**The problem:** Extract only the first line of the listing and every line after it up to and including the one with "[flow] (\x,\a) -- (\x,\b);". Omit the pictures.

------------------------

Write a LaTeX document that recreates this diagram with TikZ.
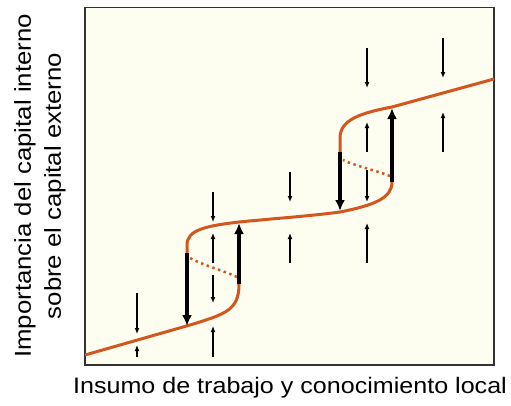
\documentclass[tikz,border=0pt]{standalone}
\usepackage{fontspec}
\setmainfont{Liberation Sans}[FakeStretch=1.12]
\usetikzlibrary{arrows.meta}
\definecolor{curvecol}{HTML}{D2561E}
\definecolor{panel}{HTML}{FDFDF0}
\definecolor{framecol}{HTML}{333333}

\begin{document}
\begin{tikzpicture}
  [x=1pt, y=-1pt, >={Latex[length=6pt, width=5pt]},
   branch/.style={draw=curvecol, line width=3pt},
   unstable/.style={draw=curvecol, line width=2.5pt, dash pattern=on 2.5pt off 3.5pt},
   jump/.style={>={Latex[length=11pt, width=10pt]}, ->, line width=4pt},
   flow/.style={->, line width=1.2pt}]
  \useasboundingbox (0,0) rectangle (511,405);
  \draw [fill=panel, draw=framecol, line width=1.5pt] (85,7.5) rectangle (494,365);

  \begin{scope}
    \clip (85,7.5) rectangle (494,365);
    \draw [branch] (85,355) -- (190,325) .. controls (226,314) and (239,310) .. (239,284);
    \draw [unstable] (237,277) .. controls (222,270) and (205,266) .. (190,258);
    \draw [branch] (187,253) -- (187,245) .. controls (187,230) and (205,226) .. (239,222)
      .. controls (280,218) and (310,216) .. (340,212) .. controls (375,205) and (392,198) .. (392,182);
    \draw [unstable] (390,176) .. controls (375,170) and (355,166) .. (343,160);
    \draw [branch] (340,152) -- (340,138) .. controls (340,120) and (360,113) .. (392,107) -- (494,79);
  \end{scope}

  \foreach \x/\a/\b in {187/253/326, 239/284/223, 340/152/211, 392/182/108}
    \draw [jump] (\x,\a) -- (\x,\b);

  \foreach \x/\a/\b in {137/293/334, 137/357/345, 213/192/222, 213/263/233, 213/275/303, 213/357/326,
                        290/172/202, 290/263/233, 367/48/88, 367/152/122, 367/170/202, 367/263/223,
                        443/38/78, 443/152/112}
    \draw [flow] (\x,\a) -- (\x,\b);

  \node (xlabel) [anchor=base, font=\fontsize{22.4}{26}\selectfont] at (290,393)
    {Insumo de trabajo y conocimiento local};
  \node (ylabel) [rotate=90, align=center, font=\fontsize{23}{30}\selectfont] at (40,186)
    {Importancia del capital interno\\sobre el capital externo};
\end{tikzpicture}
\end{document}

------------------------

**Worked answer:**
Write a LaTeX document that recreates this diagram with TikZ.
\documentclass[tikz,border=0pt]{standalone}
\usepackage{fontspec}
\setmainfont{Liberation Sans}[FakeStretch=1.12]
\usetikzlibrary{arrows.meta}
\definecolor{curvecol}{HTML}{D2561E}
\definecolor{panel}{HTML}{FDFDF0}
\definecolor{framecol}{HTML}{333333}

\begin{document}
\begin{tikzpicture}
  [x=1pt, y=-1pt, >={Latex[length=6pt, width=5pt]},
   branch/.style={draw=curvecol, line width=3pt},
   unstable/.style={draw=curvecol, line width=2.5pt, dash pattern=on 2.5pt off 3.5pt},
   jump/.style={>={Latex[length=11pt, width=10pt]}, ->, line width=4pt},
   flow/.style={->, line width=1.2pt}]
  \useasboundingbox (0,0) rectangle (511,405);
  \draw [fill=panel, draw=framecol, line width=1.5pt] (85,7.5) rectangle (494,365);

  \begin{scope}
    \clip (85,7.5) rectangle (494,365);
    \draw [branch] (85,355) -- (190,325) .. controls (226,314) and (239,310) .. (239,284);
    \draw [unstable] (237,277) .. controls (222,270) and (205,266) .. (190,258);
    \draw [branch] (187,253) -- (187,245) .. controls (187,230) and (205,226) .. (239,222)
      .. controls (280,218) and (310,216) .. (340,212) .. controls (375,205) and (392,198) .. (392,182);
    \draw [unstable] (390,176) .. controls (375,170) and (355,166) .. (343,160);
    \draw [branch] (340,152) -- (340,138) .. controls (340,120) and (360,113) .. (392,107) -- (494,79);
  \end{scope}

  \foreach \x/\a/\b in {187/253/326, 239/284/223, 340/152/211, 392/182/108}
    \draw [jump] (\x,\a) -- (\x,\b);

  \foreach \x/\a/\b in {137/293/334, 137/357/345, 213/192/222, 213/263/233, 213/275/303, 213/357/326,
                        290/172/202, 290/263/233, 367/48/88, 367/152/122, 367/170/202, 367/263/223,
                        443/38/78, 443/152/112}
    \draw [flow] (\x,\a) -- (\x,\b);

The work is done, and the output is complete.